When he woke, Dempsey learned that only one in ten people survive such a brain injury, and those that do often have permanent mental disabilities. The accident was a wake-up call. “I realized while I loved astronomy, I wasn’t really exploring space.” So he blew his life up. “I literally got on a plane and came down to Houston to see if I could apply for a job at NASA. And I got lucky.” He’s been working on the International Space Station Program ever since. 

Big Blue Marble

With the Starliner, Dempsey has the opportunity to help develop what public-private space partnerships look like. He’s worked with Boeing to shape the Starliner’s design, ensuring it met NASA’s requirements. By working on the vessel from its inception, he’s well-placed to understand how the craft will fly. While Boeing finetunes the Starliner’s construction this spring, Dempsey and others at NASA have already begun simulations with the ISS team, writing the procedures they’ll need to use on the consoles, practicing with digital models, and running through the rendezvous and docking process with the ISS. “For all practical purposes,” he says, in these training modules “you can’t tell if it’s the real vehicle or the computer simulations.” Instructors will fail essential computer or power systems, and Dempsey will have to talk the team through how to recover functions.

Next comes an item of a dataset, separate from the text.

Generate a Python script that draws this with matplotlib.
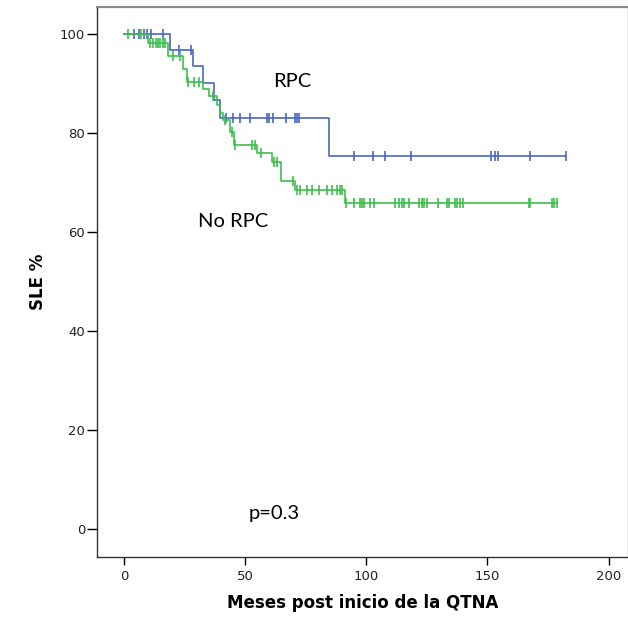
import numpy as np
import matplotlib
matplotlib.use('Agg')
import matplotlib.pyplot as plt

# RPC group: event times / survival levels
rpc_t = [0, 19, 28.3, 32.7, 36.9, 39.5, 84.5]
rpc_s = [100, 96.8, 93.5, 90.2, 86.6, 83.1, 75.4]
rpc_end = 182.6
rpc_cens = [4, 6, 8, 9.5, 11, 16, 22.7, 27.7,
            42, 45, 48, 52, 59, 60, 61.6, 67, 70.7, 71.5, 72.3,
            94.8, 102.7, 107.5, 118.6, 151.5, 153.3, 154.3, 167.5, 182.6]

# No RPC group
norpc_t = [0, 10, 18.2, 24.5, 25.8, 32.6, 35.0, 38.2, 39.5, 40.8, 43.5, 45.2,
           54.8, 61, 64.8, 70.6, 91]
norpc_s = [100, 98.2, 95.6, 92.9, 90.4, 88.9, 87.4, 85.7, 84.1, 82.6, 80.3, 77.6,
           76.0, 74.2, 70.3, 68.5, 65.8]
norpc_end = 178.8
norpc_cens = [1.5, 7, 10.7, 12, 13, 14, 15, 16, 17, 20.2, 23.1, 26.5, 29, 31,
              36.5, 41.7, 44.5, 45.8, 52.8, 54, 56.4, 61.7, 63, 69.6,
              71.3, 72.7, 75.5, 77.5, 80.3, 83.7, 85.8, 88, 89.3, 89.9,
              91.5, 94.8, 97.5, 98.2, 98.9, 101.7, 103, 112, 113.4, 114.7, 115.4,
              117.5, 121.6, 123, 123.7, 125.1, 129.5, 133.4, 134, 136.8, 137.5,
              138.8, 139.9, 167.1, 167.5, 176.7, 177.4, 178.8]

x_ticks = [0, 50, 100, 150, 200]
y_ticks = [0, 20, 40, 60, 80, 100]

BLUE = '#4a66c0'
GREEN = '#3dbf4c'


def draw_km(ax, t, s, end, cens, color):
    tt = np.array(t + [end])
    ss = np.array(s + [s[-1]])
    ax.step(tt, ss, where='post', color=color, lw=1.2)
    idx = np.searchsorted(np.array(t), np.array(cens), side='right') - 1
    cy = np.array(s)[idx]
    ax.plot(cens, cy, ls='none', marker='|', ms=7, mew=1.2, color=color)


fig = plt.figure(figsize=(6.28, 6.29), dpi=100)
ax = fig.add_axes([0.1545, 0.1145, 0.845, 0.8745])

draw_km(ax, rpc_t, rpc_s, rpc_end, rpc_cens, BLUE)
draw_km(ax, norpc_t, norpc_s, norpc_end, norpc_cens, GREEN)

ax.set_xlim(-11.2, 207.9)
ax.set_ylim(-5.66, 105.5)
ax.set_xticks(x_ticks)
ax.set_yticks(y_ticks)
ax.tick_params(axis='x', length=5.8, width=1, pad=3.6, labelsize=9.5,
               labelcolor='#222222')
ax.tick_params(axis='y', length=7, width=1, pad=1.5, labelsize=9.5,
               labelcolor='#222222')

for sp in ['left', 'bottom']:
    ax.spines[sp].set_color('#333333')
    ax.spines[sp].set_linewidth(1.0)
ax.spines['top'].set_color('#8a8a8a')
ax.spines['top'].set_linewidth(1.6)
ax.spines['right'].set_color('#8a8a8a')
ax.spines['right'].set_linewidth(1.0)

ax.set_xlabel('Meses post inicio de la QTNA', fontsize=12, fontweight='bold',
              labelpad=8)
ax.set_ylabel('SLE %', fontsize=12, fontweight='bold', labelpad=9)

ax.text(69.4, 90.5, 'RPC', fontsize=14.5, family=['Lato', 'DejaVu Sans'],
        ha='center', va='center')
ax.text(45, 62.2, 'No RPC', fontsize=14.5, family=['Lato', 'DejaVu Sans'],
        ha='center', va='center')
ax.text(62, 3.2, 'p=0.3', fontsize=14.5, family=['Lato', 'DejaVu Sans'],
        ha='center', va='center')

fig.savefig('out.png', dpi=100)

He compares a flight director’s role to a doctor in an emergency room. “You’ve got to be able to think big picture,” he says. “You have to keep everyone working together and maintain focus.” And perhaps most importantly, you have to keep them calm. The problems the team must manage are often weirder than the ones they anticipate. “Real spacecraft are always more creative with failure,” he says. “We try to plan for every contingency, but that includes knowing there will be some curveballs.” 

Nor is Dempsey the only U-Michigan graduate among the handful of flight directors working on the commercial spacecraft. Dempsey will be joined in Mission Control by fellow alumnus Edward Van Cise (U-M 2000) and two other colleagues. All four will work in shifts to guide the inaugural commercial spacecraft to the ISS. 

If all goes well, NASA plans to start letting tourists travel to the ISS as soon as 2020 — provided they can cover the cost for the $35,000 entry ticket, and whatever the price to get there ends up costing. The agency plans to make one of the spacecraft’s five seats available for commercial customers, and to fly the spacecrafts as often as six times a year. 

Dempsey explains that partnering with commercial companies helps to both spur innovations and lower costs, an important cash infusion as NASA’s budget has dwindled. Eventually NASA plans to open the ISS itself up to commercial business and to build a small station around the moon, called Gateway. And President Trump has expressed interest in sending astronauts back to the moon. “If we’re going to return to the moon and Mars,” Dempsey says, “we need these partnerships.” 

But while spaceflight may be changing, the grit it takes to get one of these missions off the ground hasn’t. “Every day, we’re facing a new challenge,” Dempsey says. That’s why he now tells aspiring astronauts they can always pick up new skills — ”but we’re not looking for the best engineer in the world. We’re looking for a passionate person that is willing to solve problems and figure things out.”